MORRIS — Some students in north Jefferson County got a taste of World War II this week.
On Friday, Drs. John and Frances Carter, founders of the American Rosie the Riveter Association (ARRA), served as a live history lesson to a crowd at Mortimer Jordan High School.
On hand were students from two history classes and a holocaust studies class. Mortimer Jordan media specialist Laurie Dunlap organized the event.
The Carters, who live in Birmingham, dressed in WWII clothing: John in his original paratrooper uniform, and Frances representing the famous Rosie the Riveter painting by J. Howard Miller that helped stir women into action during the war.
The couple taught about the importance of “Rosies,” or women who walked out of their traditional roles during the war to fill jobs formerly done by men.

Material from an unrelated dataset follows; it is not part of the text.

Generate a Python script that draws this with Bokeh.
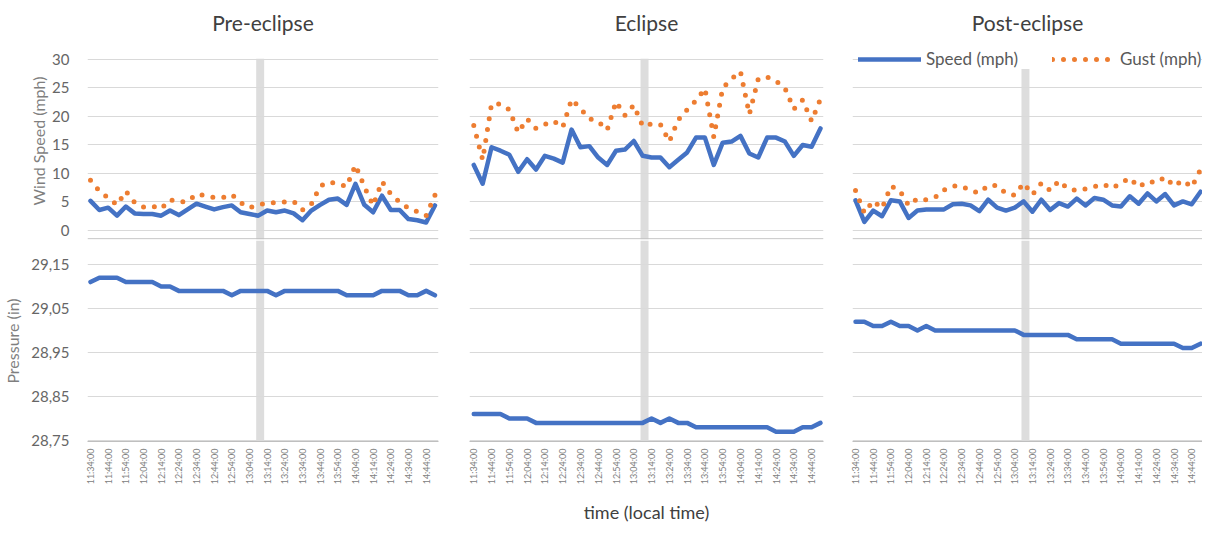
import math
from bokeh.plotting import figure
from bokeh.layouts import gridplot
from bokeh.models import (Range1d, FixedTicker, CustomJSTickFormatter, BoxAnnotation, Span,
                          Legend, LegendItem, Title)
from bokeh.embed import file_html
from bokeh.resources import INLINE

# ---------------- data ----------------
PANELS = ["Pre-eclipse", "Eclipse", "Post-eclipse"]
STEP_MIN = 5            # one reading every 5 minutes, starting 11:34
N_POINTS = 40
TICK_LABELS = ["11:34:00", "11:44:00", "11:54:00", "12:04:00", "12:14:00", "12:24:00",
               "12:34:00", "12:44:00", "12:54:00", "13:04:00", "13:14:00", "13:24:00",
               "13:34:00", "13:44:00", "13:54:00", "14:04:00", "14:14:00", "14:24:00",
               "14:34:00", "14:44:00"]
# eclipse maximum marker (minutes after 11:34)
MAX_START, MAX_END = 93.8, 98.3

speed_pre = [5.2, 3.6, 4.0, 2.6, 4.2, 3.0, 2.9, 2.9, 2.6, 3.5,
             2.7, 3.7, 4.7, 4.2, 3.7, 4.1, 4.4, 3.2, 2.9, 2.6,
             3.5, 3.2, 3.5, 3.0, 1.8, 3.5, 4.5, 5.4, 5.6, 4.5,
             8.2, 4.5, 3.2, 6.1, 3.6, 3.6, 2.0, 1.8, 1.4, 4.4]
gust_pre = [8.8, 6.9, 5.7, 4.5, 6.9, 4.9, 4.1, 4.3, 3.8, 5.4,
            5.0, 5.1, 6.4, 6.1, 5.8, 5.8, 6.3, 4.9, 4.0, 4.5,
            4.8, 4.9, 5.0, 5.1, 3.6, 4.6, 7.8, 8.5, 8.2, 7.7,
            11.5, 7.7, 4.4, 8.6, 6.4, 5.0, 3.9, 3.3, 2.6, 6.2]
pressure_pre = [29.11, 29.12, 29.12, 29.12, 29.11, 29.11, 29.11, 29.11, 29.10, 29.10,
                29.09, 29.09, 29.09, 29.09, 29.09, 29.09, 29.08, 29.09, 29.09, 29.09,
                29.09, 29.08, 29.09, 29.09, 29.09, 29.09, 29.09, 29.09, 29.09, 29.08,
                29.08, 29.08, 29.08, 29.09, 29.09, 29.09, 29.08, 29.08, 29.09, 29.08]

speed_ecl = [11.5, 8.2, 14.6, 14.0, 13.3, 10.3, 12.5, 10.7, 13.1, 12.6,
             11.9, 17.7, 14.6, 14.8, 12.8, 11.5, 14.0, 14.2, 15.7, 13.1,
             12.8, 12.8, 11.1, 12.4, 13.7, 16.3, 16.3, 11.5, 15.4, 15.6,
             16.6, 13.5, 12.8, 16.3, 16.3, 15.6, 13.1, 15.0, 14.7, 17.9]
gust_ecl = [18.4, 12.4, 22.2, 22.2, 21.2, 17.2, 19.6, 17.9, 18.6, 19.2,
            18.1, 23.0, 21.4, 19.6, 19.1, 17.6, 22.6, 20.2, 22.0, 18.3,
            18.7, 18.6, 15.6, 19.4, 21.2, 22.8, 24.9, 16.4, 25.0, 26.6,
            27.9, 20.4, 26.6, 26.9, 26.2, 25.0, 21.3, 22.9, 19.2, 23.1]
pressure_ecl = [28.81, 28.81, 28.81, 28.81, 28.80, 28.80, 28.80, 28.79, 28.79, 28.79,
                28.79, 28.79, 28.79, 28.79, 28.79, 28.79, 28.79, 28.79, 28.79, 28.79,
                28.80, 28.79, 28.80, 28.79, 28.79, 28.78, 28.78, 28.78, 28.78, 28.78,
                28.78, 28.78, 28.78, 28.78, 28.77, 28.77, 28.77, 28.78, 28.78, 28.79]

speed_post = [5.3, 1.5, 3.5, 2.5, 5.3, 5.1, 2.2, 3.5, 3.7, 3.7,
              3.7, 4.6, 4.7, 4.4, 3.4, 5.4, 4.0, 3.5, 4.0, 5.1,
              3.3, 5.4, 3.6, 4.8, 4.2, 5.6, 4.4, 5.7, 5.4, 4.4,
              4.2, 6.0, 4.7, 6.5, 5.1, 6.4, 4.4, 5.1, 4.6, 6.8]
gust_post = [7.0, 3.1, 5.2, 3.9, 7.8, 7.0, 4.4, 5.6, 5.4, 5.8,
             7.1, 7.8, 7.8, 7.0, 6.6, 7.9, 7.9, 6.5, 6.2, 8.3,
             6.3, 8.3, 7.0, 8.7, 7.3, 7.0, 7.3, 7.7, 8.1, 7.4,
             8.3, 9.2, 7.6, 8.6, 8.4, 9.4, 7.8, 8.8, 7.6, 10.7]
pressure_post = [29.02, 29.02, 29.01, 29.01, 29.02, 29.01, 29.01, 29.00, 29.01, 29.00,
                 29.00, 29.00, 29.00, 29.00, 29.00, 29.00, 29.00, 29.00, 29.00, 28.99,
                 28.99, 28.99, 28.99, 28.99, 28.99, 28.98, 28.98, 28.98, 28.98, 28.98,
                 28.97, 28.97, 28.97, 28.97, 28.97, 28.97, 28.97, 28.96, 28.96, 28.97]

SPEED_TICKS = [0, 5, 10, 15, 20, 25, 30]
PRESSURE_TICKS = [28.75, 28.85, 28.95, 29.05, 29.15]

SPEEDS = [speed_pre, speed_ecl, speed_post]
GUSTS = [gust_pre, gust_ecl, gust_post]
PRESSURES = [pressure_pre, pressure_ecl, pressure_post]

# ---------------- style ----------------
FONT = "Lato"
BLUE = "#4472C4"
ORANGE = "#ED7D31"
GRID = "#d9d9d9"
AXIS = "#bfbfbf"
BAND = "#d9d9d9"

x = [STEP_MIN * i for i in range(N_POINTS)]
tick_pos = [10 * k for k in range(len(TICK_LABELS))]

FRAME_W = [351, 354, 350]
BORDER_L = [79, 21, 23]
BORDER_R = [10, 6, 0]
X_RANGES = [(-1.7, 197.0), (-2.4, 196.7), (-1.7, 196.1)]

top_figs, bot_figs = [], []
for i in range(3):
    # ---- wind speed chart ----
    pt = figure(frame_width=FRAME_W[i], frame_height=197,
                min_border_left=BORDER_L[i], min_border_right=BORDER_R[i],
                min_border_top=34, min_border_bottom=1,
                x_range=Range1d(*X_RANGES[i]), y_range=Range1d(-1.58, 32.98),
                output_backend="svg", toolbar_location=None, title=PANELS[i])
    pt.title.align = "center"
    pt.title.text_font = FONT
    pt.title.text_font_size = "21px"
    pt.title.text_font_style = "normal"
    pt.title.text_color = "#404040"
    pt.title.standoff = 15
    pt.outline_line_color = None
    pt.xaxis.visible = False
    pt.xgrid.visible = False
    pt.ygrid.ticker = FixedTicker(ticks=SPEED_TICKS)
    pt.ygrid.grid_line_color = GRID
    pt.yaxis.ticker = FixedTicker(ticks=SPEED_TICKS)
    pt.yaxis.axis_line_color = None
    pt.yaxis.major_tick_line_color = None
    pt.yaxis.minor_tick_line_color = None
    pt.yaxis.major_label_text_font = FONT
    pt.yaxis.major_label_text_font_size = "15px"
    pt.yaxis.major_label_text_color = "#666666"
    pt.yaxis.major_label_standoff = 12
    if i == 0:
        pt.yaxis.axis_label = "Wind Speed (mph)"
        pt.yaxis.axis_label_text_font = FONT
        pt.yaxis.axis_label_text_font_size = "16px"
        pt.yaxis.axis_label_text_font_style = "normal"
        pt.yaxis.axis_label_text_color = "#7f7f7f"
        pt.yaxis.axis_label_standoff = 1
    else:
        pt.yaxis.visible = False
    pt.add_layout(BoxAnnotation(left=MAX_START, right=MAX_END, top=30.15,
                                fill_color=BAND, fill_alpha=0.9, line_color=None,
                                level="underlay"))
    pt.add_layout(Span(location=-1.45, dimension="width", line_color=AXIS, line_width=1))
    sr = pt.line(x, SPEEDS[i], line_color=BLUE, line_width=4.5,
                 line_join="round", line_cap="round")
    gr = pt.line(x, GUSTS[i], line_color=ORANGE, line_width=5,
                 line_dash="0 11", line_cap="round")
    if i == 2:
        legend = Legend(items=[LegendItem(label="Speed (mph)", renderers=[sr]),
                               LegendItem(label="Gust (mph)", renderers=[gr])],
                        orientation="horizontal", location=(6, 170),
                        glyph_width=63, glyph_height=20, label_standoff=5, spacing=34,
                        padding=2, margin=0, border_line_color=None,
                        background_fill_color="white", background_fill_alpha=1.0,
                        label_text_font=FONT, label_text_font_size="17px",
                        label_text_color="#595959")
        pt.add_layout(legend)
    top_figs.append(pt)

    # ---- pressure chart ----
    pb = figure(frame_width=FRAME_W[i], frame_height=201,
                min_border_left=BORDER_L[i], min_border_right=BORDER_R[i],
                min_border_top=0, min_border_bottom=84,
                x_range=Range1d(*X_RANGES[i]), y_range=Range1d(28.7477, 29.2045),
                output_backend="svg", toolbar_location=None)
    pb.outline_line_color = None
    pb.xgrid.visible = False
    pb.ygrid.ticker = FixedTicker(ticks=PRESSURE_TICKS)
    pb.ygrid.grid_line_color = GRID
    pb.xaxis.ticker = FixedTicker(ticks=tick_pos)
    pb.xaxis.major_label_overrides = {t: lab for t, lab in zip(tick_pos, TICK_LABELS)}
    pb.xaxis.major_label_orientation = math.pi / 2
    pb.xaxis.major_label_text_font = FONT
    pb.xaxis.major_label_text_font_size = "9px"
    pb.xaxis.major_label_text_color = "#808080"
    pb.xaxis.major_label_standoff = 1
    pb.xaxis.axis_line_color = AXIS
    pb.xaxis.major_tick_line_color = None
    pb.xaxis.minor_tick_line_color = None
    pb.yaxis.ticker = FixedTicker(ticks=PRESSURE_TICKS)
    pb.yaxis.formatter = CustomJSTickFormatter(code="return tick.toFixed(2).replace('.', ',');")
    pb.yaxis.axis_line_color = None
    pb.yaxis.major_tick_line_color = None
    pb.yaxis.minor_tick_line_color = None
    pb.yaxis.major_label_text_font = FONT
    pb.yaxis.major_label_text_font_size = "15px"
    pb.yaxis.major_label_text_color = "#666666"
    pb.yaxis.major_label_standoff = 12
    if i == 0:
        pb.yaxis.axis_label = "Pressure (in)"
        pb.yaxis.axis_label_text_font = FONT
        pb.yaxis.axis_label_text_font_size = "16px"
        pb.yaxis.axis_label_text_font_style = "normal"
        pb.yaxis.axis_label_text_color = "#7f7f7f"
        pb.yaxis.axis_label_standoff = 6
    else:
        pb.yaxis.visible = False
    pb.add_layout(BoxAnnotation(left=MAX_START, right=MAX_END, bottom=28.639,
                                fill_color=BAND, fill_alpha=0.9, line_color=None,
                                level="underlay"))
    pb.line(x, PRESSURES[i], line_color=BLUE, line_width=4.5,
            line_join="round", line_cap="round")
    if i == 1:
        pb.add_layout(Title(text="time (local time)", align="center", offset=-48,
                            text_font=FONT, text_font_size="18px",
                            text_font_style="normal", text_color="#404040",
                            standoff=22), "below")
    bot_figs.append(pb)

grid = gridplot([top_figs, bot_figs], toolbar_location=None)
open("out.html", "w").write(file_html(grid, INLINE))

Frances Carter was indeed a riveter during the war, having left her job as a teacher in Mississippi in order to help build B-29 aircraft at Betchell McCombs Parsons Aircraft Modification Center in Birmingham, a company today called Pemco Aeroplex, Inc.
However, Carter said that riveting was only one of the jobs that women filled as able-bodied men went to war. Women also worked as welders, crane operators, machinists, farmers and many other jobs.
They worked in steel mills, lumber mills, textile mills and canneries. They filled roles in all levels of government, from local to federal.
“We were ordinary women doing extraordinary jobs in an extraordinary crisis,” Carter told the crowd.
Some women were unable to hold down full-time jobs, but they did what they could as volunteers, such as growing “victory gardens” and collecting “critical materials” for recycling, such as tin cans, waste fat, old shovels, old tires, razor blades, tin foil and nylon hose.
Carter said 12,000 razor blades could be made into one 2,000-pound bomb. One old shovel would make four hand grenades. And recycled ladies’ nylon hose were used to make parachutes.
Carter said that her generation is likely responsible for the current trend of recycling and salvaging.
After the war, the Carters went on to become professors at Samford University, from where they retired.
Mortimer Jordan’s legendary former principal, Jimmie Trotter, was one of their former students at Samford, then called Howard University. Trotter was on hand Friday for the Carters’ presentation.
Mortimer Jordan principal Barbara Snider said having people like the Carters visit her students is a priceless experience for them.
Snider said she can especially relate to the importance of World War II-era history, as her mother was in the U.S. Navy during World War II.
“It brings it home to the kids that it was for real. You can teach all day long, but it’s different to actually see people who were there and part of it,” Snider said. “When they’re gone, these first-person stories will be gone.”